The whole thing was great!!!!! When will the award-winning biopic be made!!!!!!!
A little weird, but I really liked it. It was a bit hard to understand what she meant because it was translated from japanese, but it was overall enjoyable and def worth reading. The link between her mental illness and her work is told from her perspective versus outsiders, as she vividly describes hallucinations that are eventually depicted in her crazy psychedelic designs (which I thought was valuable if you are trying to understand where her inspiration comes from). Also cool to see 70's New York from an insiders point of view, as she was a part of the network of artists and musicians that created modern art and classic rock.
There aren't many artists (or people) like Yayoi Kusama. Her autobiography is fascinating and an important counterpoint to her current depiction in mainstream media. The recent traveling exhibition of her work, Infinity Mirrors, glosses over her deeply radical sexual and antiwar politics in the 1960s and 1970s, and downplays the anguish and fear that propelled some of her most challenging work. Her autobiography reveals a fiercely uncompromising artist with a truly original vision.
- "I fight pain, anxiety, and fear everyday and the only method I have found that relieves my illness is to keep creating art".
Es un memoir muy interesante donde la famosa artista avant-garde habla sobre el desarrollo de su arte, el cuál ha sido un medio para que ella descargue sus emociones que son intentificadas por un desorden obsesivo compulsivo, ataques de pánico y alucinaciones que sufre de forma constante.
Aunque me hubiera gustado que profundizara un poco más en detalles de su vida, en este libro, Yayoi abre su mente y permite entender como convierte sus obsesiones y miedos en formas; y también hace uso de su creatividad para crear reflexión política y social.

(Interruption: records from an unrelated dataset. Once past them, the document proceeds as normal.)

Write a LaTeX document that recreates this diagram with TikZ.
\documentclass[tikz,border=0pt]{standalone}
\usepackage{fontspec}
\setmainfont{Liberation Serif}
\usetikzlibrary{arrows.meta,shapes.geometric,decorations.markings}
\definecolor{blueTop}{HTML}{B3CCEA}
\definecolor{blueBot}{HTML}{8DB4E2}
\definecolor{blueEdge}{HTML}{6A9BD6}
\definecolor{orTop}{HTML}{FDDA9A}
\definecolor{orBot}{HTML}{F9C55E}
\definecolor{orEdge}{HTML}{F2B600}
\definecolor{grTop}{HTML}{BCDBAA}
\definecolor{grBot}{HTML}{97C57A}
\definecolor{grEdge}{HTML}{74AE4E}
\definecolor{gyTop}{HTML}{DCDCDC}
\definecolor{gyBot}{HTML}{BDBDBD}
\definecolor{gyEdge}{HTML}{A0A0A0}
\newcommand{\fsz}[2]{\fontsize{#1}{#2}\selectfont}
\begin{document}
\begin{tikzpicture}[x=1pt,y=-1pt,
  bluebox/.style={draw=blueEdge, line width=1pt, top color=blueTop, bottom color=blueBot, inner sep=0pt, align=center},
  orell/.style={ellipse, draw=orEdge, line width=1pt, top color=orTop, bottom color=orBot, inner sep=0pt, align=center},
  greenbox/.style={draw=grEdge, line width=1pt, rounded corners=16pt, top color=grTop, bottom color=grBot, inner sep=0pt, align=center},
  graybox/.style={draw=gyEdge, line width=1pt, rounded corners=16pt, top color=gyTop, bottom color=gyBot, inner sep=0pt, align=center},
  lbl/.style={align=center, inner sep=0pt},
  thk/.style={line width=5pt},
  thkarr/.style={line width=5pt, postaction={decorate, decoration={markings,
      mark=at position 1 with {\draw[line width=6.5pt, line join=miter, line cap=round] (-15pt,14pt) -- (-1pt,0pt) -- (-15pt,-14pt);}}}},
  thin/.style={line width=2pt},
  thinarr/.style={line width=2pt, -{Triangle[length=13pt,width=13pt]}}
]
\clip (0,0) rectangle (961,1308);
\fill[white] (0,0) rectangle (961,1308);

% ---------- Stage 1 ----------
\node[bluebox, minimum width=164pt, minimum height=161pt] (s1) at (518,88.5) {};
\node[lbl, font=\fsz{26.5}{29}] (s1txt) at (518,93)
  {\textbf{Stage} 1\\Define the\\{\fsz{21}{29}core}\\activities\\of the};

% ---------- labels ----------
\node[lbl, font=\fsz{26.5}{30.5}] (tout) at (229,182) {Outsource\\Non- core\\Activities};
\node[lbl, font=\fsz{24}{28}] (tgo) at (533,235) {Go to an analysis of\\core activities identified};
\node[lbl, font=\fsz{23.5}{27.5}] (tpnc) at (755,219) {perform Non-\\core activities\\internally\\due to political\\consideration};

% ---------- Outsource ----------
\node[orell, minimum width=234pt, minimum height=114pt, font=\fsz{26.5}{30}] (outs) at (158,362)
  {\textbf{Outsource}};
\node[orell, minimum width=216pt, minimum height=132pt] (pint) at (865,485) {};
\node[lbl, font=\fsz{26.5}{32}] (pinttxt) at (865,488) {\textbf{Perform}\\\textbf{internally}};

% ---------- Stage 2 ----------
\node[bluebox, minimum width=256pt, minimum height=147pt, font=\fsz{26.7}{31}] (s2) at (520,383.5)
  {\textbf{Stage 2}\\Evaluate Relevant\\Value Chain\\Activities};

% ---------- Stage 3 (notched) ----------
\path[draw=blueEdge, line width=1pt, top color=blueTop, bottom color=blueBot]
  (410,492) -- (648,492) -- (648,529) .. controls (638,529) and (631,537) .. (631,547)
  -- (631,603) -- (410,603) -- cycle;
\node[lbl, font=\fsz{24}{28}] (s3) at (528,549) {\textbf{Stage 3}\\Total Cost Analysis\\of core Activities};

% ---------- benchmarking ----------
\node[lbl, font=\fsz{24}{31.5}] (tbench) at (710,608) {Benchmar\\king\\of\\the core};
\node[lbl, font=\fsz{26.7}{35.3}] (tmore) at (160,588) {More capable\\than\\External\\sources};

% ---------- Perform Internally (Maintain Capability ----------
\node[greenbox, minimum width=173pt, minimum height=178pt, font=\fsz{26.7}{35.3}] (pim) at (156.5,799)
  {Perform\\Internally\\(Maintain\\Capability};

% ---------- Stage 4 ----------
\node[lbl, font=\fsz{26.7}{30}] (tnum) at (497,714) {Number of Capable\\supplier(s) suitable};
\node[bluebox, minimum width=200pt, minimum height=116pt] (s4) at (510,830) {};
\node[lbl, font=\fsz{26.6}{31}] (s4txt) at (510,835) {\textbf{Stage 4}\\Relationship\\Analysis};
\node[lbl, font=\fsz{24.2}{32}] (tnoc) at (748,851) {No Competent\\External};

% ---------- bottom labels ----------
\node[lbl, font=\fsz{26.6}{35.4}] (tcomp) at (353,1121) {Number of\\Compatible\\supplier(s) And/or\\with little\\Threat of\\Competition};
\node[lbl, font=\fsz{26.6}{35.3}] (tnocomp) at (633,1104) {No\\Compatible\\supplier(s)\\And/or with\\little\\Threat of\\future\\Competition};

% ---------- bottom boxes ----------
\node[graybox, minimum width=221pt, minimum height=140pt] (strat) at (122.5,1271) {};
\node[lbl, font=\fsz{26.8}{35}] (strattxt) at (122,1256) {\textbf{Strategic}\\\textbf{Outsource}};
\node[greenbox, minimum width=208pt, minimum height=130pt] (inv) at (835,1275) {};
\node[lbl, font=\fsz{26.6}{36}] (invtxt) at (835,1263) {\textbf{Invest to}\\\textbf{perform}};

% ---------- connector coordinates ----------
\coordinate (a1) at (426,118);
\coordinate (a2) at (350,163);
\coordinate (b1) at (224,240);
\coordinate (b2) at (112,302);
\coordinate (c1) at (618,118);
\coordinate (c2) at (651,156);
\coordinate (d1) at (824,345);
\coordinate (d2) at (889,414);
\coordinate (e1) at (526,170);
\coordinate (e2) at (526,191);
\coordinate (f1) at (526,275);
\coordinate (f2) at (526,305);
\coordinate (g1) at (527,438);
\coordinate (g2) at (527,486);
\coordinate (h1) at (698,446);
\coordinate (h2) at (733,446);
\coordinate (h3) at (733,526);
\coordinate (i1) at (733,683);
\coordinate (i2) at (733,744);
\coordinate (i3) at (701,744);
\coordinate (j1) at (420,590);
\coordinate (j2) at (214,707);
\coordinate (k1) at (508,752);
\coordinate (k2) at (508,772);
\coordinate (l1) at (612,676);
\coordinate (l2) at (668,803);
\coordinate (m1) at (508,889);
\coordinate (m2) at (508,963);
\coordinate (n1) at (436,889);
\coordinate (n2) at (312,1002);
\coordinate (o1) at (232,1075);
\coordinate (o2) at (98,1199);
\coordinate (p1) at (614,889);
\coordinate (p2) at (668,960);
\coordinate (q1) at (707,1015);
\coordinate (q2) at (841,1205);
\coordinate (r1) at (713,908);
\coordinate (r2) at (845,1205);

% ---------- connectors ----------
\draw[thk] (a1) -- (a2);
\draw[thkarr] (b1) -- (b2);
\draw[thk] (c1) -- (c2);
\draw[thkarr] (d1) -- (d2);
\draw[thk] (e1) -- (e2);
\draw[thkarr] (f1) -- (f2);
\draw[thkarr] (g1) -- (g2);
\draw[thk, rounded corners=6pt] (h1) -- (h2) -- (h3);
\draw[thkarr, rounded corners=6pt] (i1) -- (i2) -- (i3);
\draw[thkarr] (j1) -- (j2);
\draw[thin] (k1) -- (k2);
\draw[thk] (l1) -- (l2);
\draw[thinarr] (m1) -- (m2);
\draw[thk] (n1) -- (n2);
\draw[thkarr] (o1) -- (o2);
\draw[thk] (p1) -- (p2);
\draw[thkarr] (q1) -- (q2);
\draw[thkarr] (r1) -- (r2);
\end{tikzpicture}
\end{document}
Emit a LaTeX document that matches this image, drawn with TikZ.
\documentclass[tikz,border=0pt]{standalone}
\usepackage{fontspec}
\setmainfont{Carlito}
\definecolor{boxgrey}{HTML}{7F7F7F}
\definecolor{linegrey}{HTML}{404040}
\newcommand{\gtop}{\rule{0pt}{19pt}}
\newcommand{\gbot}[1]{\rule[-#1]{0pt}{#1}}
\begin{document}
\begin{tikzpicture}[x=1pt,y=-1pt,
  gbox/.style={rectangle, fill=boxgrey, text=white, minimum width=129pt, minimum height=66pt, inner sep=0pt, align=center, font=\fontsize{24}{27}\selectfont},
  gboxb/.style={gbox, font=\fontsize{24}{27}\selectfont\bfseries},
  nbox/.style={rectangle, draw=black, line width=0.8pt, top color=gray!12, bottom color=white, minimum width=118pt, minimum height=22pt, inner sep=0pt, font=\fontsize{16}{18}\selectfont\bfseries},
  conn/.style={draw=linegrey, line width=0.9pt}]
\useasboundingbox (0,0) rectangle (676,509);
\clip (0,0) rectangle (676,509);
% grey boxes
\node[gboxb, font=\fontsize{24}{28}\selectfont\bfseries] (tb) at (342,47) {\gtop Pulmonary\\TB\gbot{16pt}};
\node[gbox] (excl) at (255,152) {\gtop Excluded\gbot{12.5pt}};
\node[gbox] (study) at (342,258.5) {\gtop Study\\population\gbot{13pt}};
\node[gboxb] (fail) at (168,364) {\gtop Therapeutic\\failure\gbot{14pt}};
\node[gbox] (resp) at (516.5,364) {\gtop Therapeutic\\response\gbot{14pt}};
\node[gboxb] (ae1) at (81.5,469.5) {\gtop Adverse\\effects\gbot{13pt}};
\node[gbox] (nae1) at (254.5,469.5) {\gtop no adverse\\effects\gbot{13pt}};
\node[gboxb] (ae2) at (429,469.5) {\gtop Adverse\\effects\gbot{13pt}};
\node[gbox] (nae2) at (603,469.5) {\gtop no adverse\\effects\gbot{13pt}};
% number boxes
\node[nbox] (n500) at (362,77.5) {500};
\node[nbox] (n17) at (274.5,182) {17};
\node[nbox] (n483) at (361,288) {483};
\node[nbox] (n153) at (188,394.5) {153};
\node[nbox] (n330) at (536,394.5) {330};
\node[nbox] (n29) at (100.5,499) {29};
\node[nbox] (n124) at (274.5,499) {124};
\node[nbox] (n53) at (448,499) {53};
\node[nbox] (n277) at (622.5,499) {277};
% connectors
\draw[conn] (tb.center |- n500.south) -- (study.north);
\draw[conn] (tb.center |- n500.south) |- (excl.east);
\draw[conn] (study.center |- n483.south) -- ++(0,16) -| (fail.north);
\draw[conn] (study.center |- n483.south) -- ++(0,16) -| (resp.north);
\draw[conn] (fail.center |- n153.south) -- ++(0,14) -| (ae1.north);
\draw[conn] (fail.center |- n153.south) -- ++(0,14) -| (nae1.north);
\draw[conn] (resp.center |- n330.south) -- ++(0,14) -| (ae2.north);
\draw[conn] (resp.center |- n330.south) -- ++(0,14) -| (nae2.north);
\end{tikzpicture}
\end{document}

Una mujer claramente enfocada, que siempre tuvo una meta fija y hasta el día de hoy sigue buscando expresarse no sólo como artísta plástica con la pintura y la escultura, sino que también ha incursionado en otros medios como la literatura escribiendo novelas y poemas.
Es interesante descubrir la obra de Yayoi más allá de los puntos y las calabazas. Me han sorprendido mucho sus happenings y performances de finales de los 60s. Ha roto completamente la visión que tenía de ella.
lugesin muuseumis istudes paari tunniga läbi. kerge lugemine ja lahe naine! (also, ainus tuntud inimene kellel minuga minu teada samal päeval sünnipäev on:-)
Such a strong and important position in contemporary art. At parts really relatable and throughout inspiring. Love her uncompromising and confident approach.
YAYOI SLAYED. Now miss girl has an Ai generated robot in the Louis Vuitton store in New York??? she’s really doing it all. A good writer and an amazing artist?? Like pls let other ppl have some talent😩 I support Yayoi Kusama world domination cause this woman is EVERYWHERE & as she should.
Like Andy Warhol, I like the persona of Yayoi Kusama much, much more than her art, most of which I find (decades after the fact) to leave me cold (like Warhol, she had good theory and dull application). But she proves far more interesting as a memoirist, and there are some fantastically memorable moments, especially those involving her relationship with misunderstood genius and Norman Bates of the art world Joseph Cornell. Her descriptions of her inner states, too, somehow resonated, even as alien as her experience was. Even though at times it seemed hacked together, the charm was irrepressible. I don't know why I liked listening to her so much.